Karena kehebohan di media sosial itu, Ria sering menerima pesan dari teman dan keluarga yang memperingatkan untuk semakin berhati-hati."Mereka tanya kok bisa salah masukkan data? Ada banyak juga yang kirim pesan untuk lebih hati-hati. Itu juga wajar karena bisa dibilang tanggung jawabnya besar," kata dia.

Waldy dan Ria termasuk dalam kelompok berjumlah 45 orang yang ditugaskan untuk memasukkan data TPS Jakarta Timur, daerah dengan jumlah TPS terbanyak di DKI Jakarta. Jakarta Timur memiliki 8.234 TPS yang mencakup 2.246.279 orang sebagaimana terdapat dalam Daftar Pemilih Tetap.

Selain operator, salah satu petugas yang berperan penting untuk data Situng adalah verifikator yang bertugas mencocokkan data dengan gambar C1 yang dipindai.
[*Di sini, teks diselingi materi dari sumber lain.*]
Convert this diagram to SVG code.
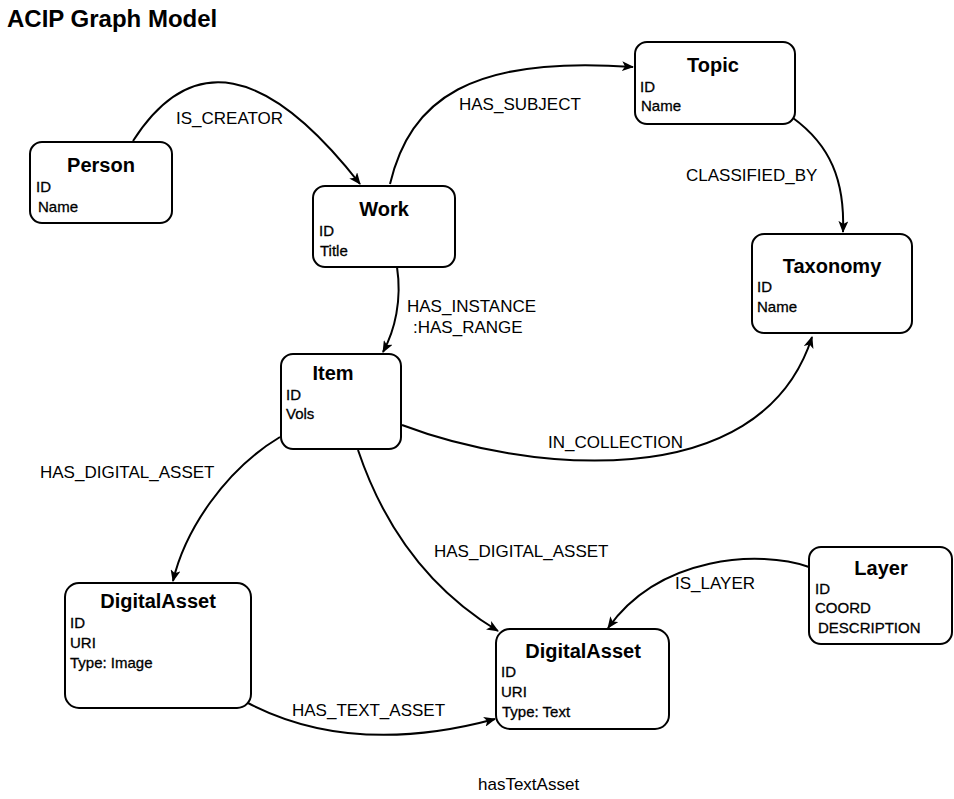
<svg xmlns="http://www.w3.org/2000/svg" width="954" height="799" viewBox="0 0 954 799">
<style>
.box{fill:#fff;stroke:#000;stroke-width:2}
.title{font-family:"Liberation Sans",Arial,sans-serif;font-weight:bold;font-size:20px;text-anchor:middle;fill:#000}
.attr{font-family:"Liberation Sans",Arial,sans-serif;font-size:15px;fill:#000;stroke:#000;stroke-width:0.3}
.lbl{font-family:"Liberation Sans",Arial,sans-serif;font-size:17px;fill:#000}
.edge{fill:none;stroke:#000;stroke-width:2}
</style>
<defs>
<marker id="arr" markerUnits="userSpaceOnUse" markerWidth="12" markerHeight="10" refX="11" refY="5" orient="auto">
<path d="M0,0 L12,5 L0,10 L3,5 Z" fill="#000"/>
</marker>
</defs>
<rect width="954" height="799" fill="#fff"/>
<text x="7" y="27" font-family="Liberation Sans,Arial,sans-serif" font-weight="bold" font-size="24">ACIP Graph Model</text>

<g id="connectors">
<path class="edge" marker-end="url(#arr)" d="M133,141 Q220,5 360,184"/>
<path class="edge" marker-end="url(#arr)" d="M390,184 C410,100 470,55 633,67"/>
<path class="edge" marker-end="url(#arr)" d="M793,118 C830,145 845,180 843,232"/>
<path class="edge" marker-end="url(#arr)" d="M397,267 C402,300 395,330 383,352"/>
<path class="edge" marker-end="url(#arr)" d="M402,425 C520,470 760,500 812,337"/>
<path class="edge" marker-end="url(#arr)" d="M280,437 C225,470 185,530 173,581"/>
<path class="edge" marker-end="url(#arr)" d="M358,450 C385,530 430,590 498,631"/>
<path class="edge" marker-end="url(#arr)" d="M809,567 C760,550 660,555 608,628"/>
<path class="edge" marker-end="url(#arr)" d="M248,703 C300,730 380,750 495,719"/>
<text class="lbl" x="176" y="124">IS_CREATOR</text>
<text class="lbl" x="459" y="110">HAS_SUBJECT</text>
<text class="lbl" x="686" y="181">CLASSIFIED_BY</text>
<text class="lbl" x="407" y="312">HAS_INSTANCE</text>
<text class="lbl" x="413" y="333">:HAS_RANGE</text>
<text class="lbl" x="548" y="448">IN_COLLECTION</text>
<text class="lbl" x="40" y="478">HAS_DIGITAL_ASSET</text>
<text class="lbl" x="434" y="557">HAS_DIGITAL_ASSET</text>
<text class="lbl" x="675" y="589">IS_LAYER</text>
<text class="lbl" x="292" y="716">HAS_TEXT_ASSET</text>
<text class="lbl" x="478" y="790" font-size="19.5">hasTextAsset</text>
</g>

<g id="person">
<rect class="box" x="30" y="142" width="142" height="81" rx="12"/>
<text class="title" x="101" y="172">Person</text>
<text class="attr" x="36" y="192">ID</text>
<text class="attr" x="38" y="212">Name</text>
</g>
<g id="work">
<rect class="box" x="313" y="186" width="142" height="81" rx="12"/>
<text class="title" x="384" y="216">Work</text>
<text class="attr" x="319" y="236">ID</text>
<text class="attr" x="320" y="256">Title</text>
</g>
<g id="topic">
<rect class="box" x="635" y="42" width="160" height="82" rx="12"/>
<text class="title" x="713" y="72">Topic</text>
<text class="attr" x="640" y="92">ID</text>
<text class="attr" x="641" y="111">Name</text>
</g>
<g id="taxonomy">
<rect class="box" x="752" y="234" width="160" height="99" rx="12"/>
<text class="title" x="832" y="273">Taxonomy</text>
<text class="attr" x="757" y="292">ID</text>
<text class="attr" x="757" y="312">Name</text>
</g>
<g id="item">
<rect class="box" x="281" y="354" width="120" height="95" rx="12"/>
<text class="title" x="333" y="380">Item</text>
<text class="attr" x="286" y="400">ID</text>
<text class="attr" x="286" y="419">Vols</text>
</g>
<g id="digitalasset-image">
<rect class="box" x="65" y="583" width="186" height="125" rx="14"/>
<text class="title" x="158" y="608">DigitalAsset</text>
<text class="attr" x="70" y="628">ID</text>
<text class="attr" x="70" y="648">URI</text>
<text class="attr" x="70" y="668">Type: Image</text>
</g>
<g id="digitalasset-text">
<rect class="box" x="496" y="629" width="173" height="100" rx="14"/>
<text class="title" x="583" y="658">DigitalAsset</text>
<text class="attr" x="501" y="677">ID</text>
<text class="attr" x="501" y="697">URI</text>
<text class="attr" x="502" y="717">Type: Text</text>
</g>
<g id="layer">
<rect class="box" x="809" y="547" width="143" height="97" rx="12"/>
<text class="title" x="881" y="575">Layer</text>
<text class="attr" x="815" y="594">ID</text>
<text class="attr" x="815" y="613">COORD</text>
<text class="attr" x="818" y="633">DESCRIPTION</text>
</g>
</svg>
Tito adalah salah satu verifikator yang bekerja di KPU Jakarta Timur.

Bersama sembilan petugas verifikasi lain dia bekerja dari pagi hingga malam memastikan semua data sesuai dengan yang diberikan kepada pelaksana pemilu. "Kami di (Jakarta) Timur punya delapan ribu lebih TPS. Kita harus masukkan tiga jenis formulir. Verifikator harus memeriksa semuanya. Sudah biasa itu lelah mata," katanya.

Menurut Tito, kesalahan sering terjadi karena faktor kelelahan fisik dan masalah teknis meski sudah menerima empat bimbingan teknis dari KPU, bukan karena kesengajaan. "Kendala kami itu, server yang masih lemah karena ini dari seluruh Indonesia dan kadang-kadang, namanya juga manusia, ada operator yang salah memasukkan data," kata Tito.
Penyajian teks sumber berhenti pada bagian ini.